▶ INFORMATION SUPPLIED:
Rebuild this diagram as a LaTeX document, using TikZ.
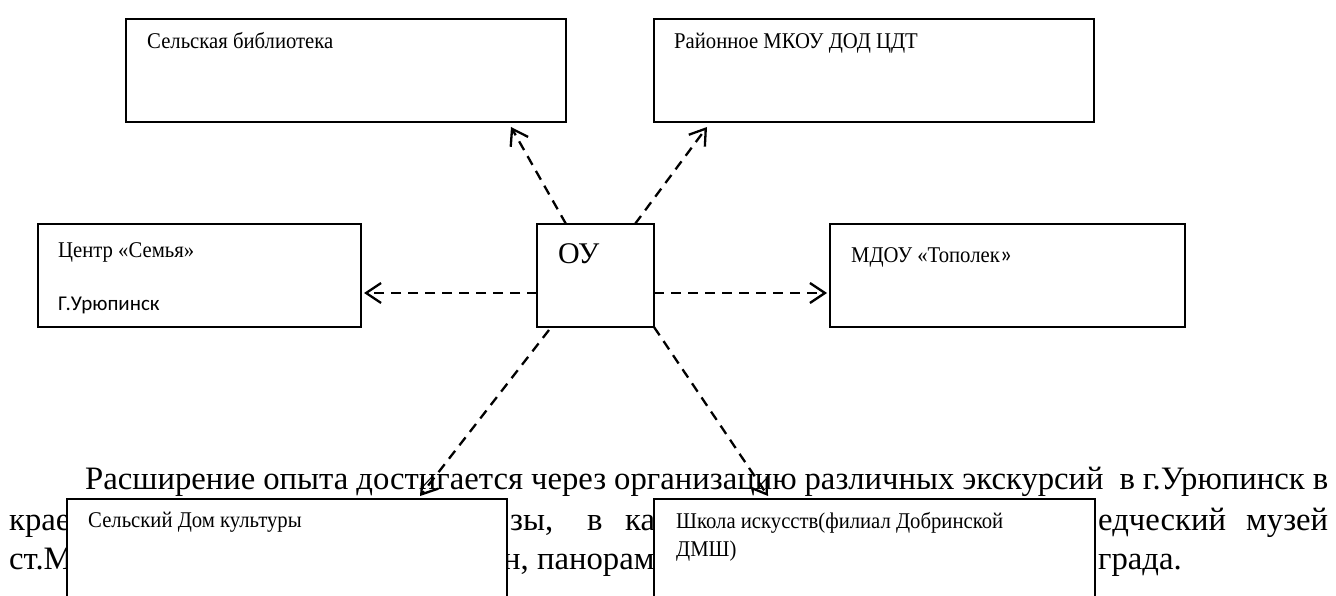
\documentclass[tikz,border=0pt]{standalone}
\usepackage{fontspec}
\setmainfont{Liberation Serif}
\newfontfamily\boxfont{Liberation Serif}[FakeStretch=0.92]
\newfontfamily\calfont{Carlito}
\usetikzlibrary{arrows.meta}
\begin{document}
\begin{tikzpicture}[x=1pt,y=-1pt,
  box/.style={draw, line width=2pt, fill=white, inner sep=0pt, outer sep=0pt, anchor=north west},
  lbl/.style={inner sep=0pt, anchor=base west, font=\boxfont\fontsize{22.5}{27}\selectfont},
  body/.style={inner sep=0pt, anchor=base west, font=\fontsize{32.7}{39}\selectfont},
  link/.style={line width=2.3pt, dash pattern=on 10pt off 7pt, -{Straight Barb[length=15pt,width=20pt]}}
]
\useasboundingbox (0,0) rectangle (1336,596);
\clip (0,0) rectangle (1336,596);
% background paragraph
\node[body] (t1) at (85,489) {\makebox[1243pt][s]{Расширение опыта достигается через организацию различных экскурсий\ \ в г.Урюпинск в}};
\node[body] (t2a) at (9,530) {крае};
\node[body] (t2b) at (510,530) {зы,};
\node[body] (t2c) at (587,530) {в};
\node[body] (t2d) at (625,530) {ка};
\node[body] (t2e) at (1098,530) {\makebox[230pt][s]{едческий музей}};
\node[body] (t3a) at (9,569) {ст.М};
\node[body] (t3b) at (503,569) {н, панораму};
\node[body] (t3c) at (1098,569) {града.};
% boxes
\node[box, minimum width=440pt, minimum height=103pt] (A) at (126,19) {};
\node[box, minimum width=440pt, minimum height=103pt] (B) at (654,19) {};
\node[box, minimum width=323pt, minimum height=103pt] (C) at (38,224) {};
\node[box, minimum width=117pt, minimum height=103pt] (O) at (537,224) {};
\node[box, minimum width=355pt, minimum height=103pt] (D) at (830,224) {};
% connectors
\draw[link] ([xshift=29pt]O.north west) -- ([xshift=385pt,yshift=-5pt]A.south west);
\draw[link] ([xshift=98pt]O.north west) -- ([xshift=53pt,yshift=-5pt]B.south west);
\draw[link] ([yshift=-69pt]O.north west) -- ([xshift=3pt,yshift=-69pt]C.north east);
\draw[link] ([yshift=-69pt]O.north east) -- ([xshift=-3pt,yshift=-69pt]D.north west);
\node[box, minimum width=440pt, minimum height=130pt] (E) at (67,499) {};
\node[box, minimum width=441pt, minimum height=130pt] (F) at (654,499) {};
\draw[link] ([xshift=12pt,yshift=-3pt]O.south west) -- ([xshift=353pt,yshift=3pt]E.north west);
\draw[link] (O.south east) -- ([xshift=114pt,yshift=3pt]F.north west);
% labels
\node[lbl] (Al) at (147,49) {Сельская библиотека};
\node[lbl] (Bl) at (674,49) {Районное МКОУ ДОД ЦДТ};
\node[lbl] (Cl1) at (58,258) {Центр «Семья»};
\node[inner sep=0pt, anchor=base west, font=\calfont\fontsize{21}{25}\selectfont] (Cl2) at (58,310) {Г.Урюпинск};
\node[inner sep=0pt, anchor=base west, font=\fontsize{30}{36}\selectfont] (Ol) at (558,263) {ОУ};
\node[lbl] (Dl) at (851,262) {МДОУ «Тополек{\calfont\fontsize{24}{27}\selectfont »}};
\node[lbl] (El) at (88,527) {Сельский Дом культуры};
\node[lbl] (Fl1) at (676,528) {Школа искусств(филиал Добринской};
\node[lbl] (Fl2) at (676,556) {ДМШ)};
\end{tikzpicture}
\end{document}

▶ SHORT PROBLEM: Reproduce the full material exactly, excluding the pictures.

▶ THE RESULT:
Rebuild this diagram as a LaTeX document, using TikZ.
\documentclass[tikz,border=0pt]{standalone}
\usepackage{fontspec}
\setmainfont{Liberation Serif}
\newfontfamily\boxfont{Liberation Serif}[FakeStretch=0.92]
\newfontfamily\calfont{Carlito}
\usetikzlibrary{arrows.meta}
\begin{document}
\begin{tikzpicture}[x=1pt,y=-1pt,
  box/.style={draw, line width=2pt, fill=white, inner sep=0pt, outer sep=0pt, anchor=north west},
  lbl/.style={inner sep=0pt, anchor=base west, font=\boxfont\fontsize{22.5}{27}\selectfont},
  body/.style={inner sep=0pt, anchor=base west, font=\fontsize{32.7}{39}\selectfont},
  link/.style={line width=2.3pt, dash pattern=on 10pt off 7pt, -{Straight Barb[length=15pt,width=20pt]}}
]
\useasboundingbox (0,0) rectangle (1336,596);
\clip (0,0) rectangle (1336,596);
% background paragraph
\node[body] (t1) at (85,489) {\makebox[1243pt][s]{Расширение опыта достигается через организацию различных экскурсий\ \ в г.Урюпинск в}};
\node[body] (t2a) at (9,530) {крае};
\node[body] (t2b) at (510,530) {зы,};
\node[body] (t2c) at (587,530) {в};
\node[body] (t2d) at (625,530) {ка};
\node[body] (t2e) at (1098,530) {\makebox[230pt][s]{едческий музей}};
\node[body] (t3a) at (9,569) {ст.М};
\node[body] (t3b) at (503,569) {н, панораму};
\node[body] (t3c) at (1098,569) {града.};
% boxes
\node[box, minimum width=440pt, minimum height=103pt] (A) at (126,19) {};
\node[box, minimum width=440pt, minimum height=103pt] (B) at (654,19) {};
\node[box, minimum width=323pt, minimum height=103pt] (C) at (38,224) {};
\node[box, minimum width=117pt, minimum height=103pt] (O) at (537,224) {};
\node[box, minimum width=355pt, minimum height=103pt] (D) at (830,224) {};
% connectors
\draw[link] ([xshift=29pt]O.north west) -- ([xshift=385pt,yshift=-5pt]A.south west);
\draw[link] ([xshift=98pt]O.north west) -- ([xshift=53pt,yshift=-5pt]B.south west);
\draw[link] ([yshift=-69pt]O.north west) -- ([xshift=3pt,yshift=-69pt]C.north east);
\draw[link] ([yshift=-69pt]O.north east) -- ([xshift=-3pt,yshift=-69pt]D.north west);
\node[box, minimum width=440pt, minimum height=130pt] (E) at (67,499) {};
\node[box, minimum width=441pt, minimum height=130pt] (F) at (654,499) {};
\draw[link] ([xshift=12pt,yshift=-3pt]O.south west) -- ([xshift=353pt,yshift=3pt]E.north west);
\draw[link] (O.south east) -- ([xshift=114pt,yshift=3pt]F.north west);
% labels
\node[lbl] (Al) at (147,49) {Сельская библиотека};
\node[lbl] (Bl) at (674,49) {Районное МКОУ ДОД ЦДТ};
\node[lbl] (Cl1) at (58,258) {Центр «Семья»};
\node[inner sep=0pt, anchor=base west, font=\calfont\fontsize{21}{25}\selectfont] (Cl2) at (58,310) {Г.Урюпинск};
\node[inner sep=0pt, anchor=base west, font=\fontsize{30}{36}\selectfont] (Ol) at (558,263) {ОУ};
\node[lbl] (Dl) at (851,262) {МДОУ «Тополек{\calfont\fontsize{24}{27}\selectfont »}};
\node[lbl] (El) at (88,527) {Сельский Дом культуры};
\node[lbl] (Fl1) at (676,528) {Школа искусств(филиал Добринской};
\node[lbl] (Fl2) at (676,556) {ДМШ)};
\end{tikzpicture}
\end{document}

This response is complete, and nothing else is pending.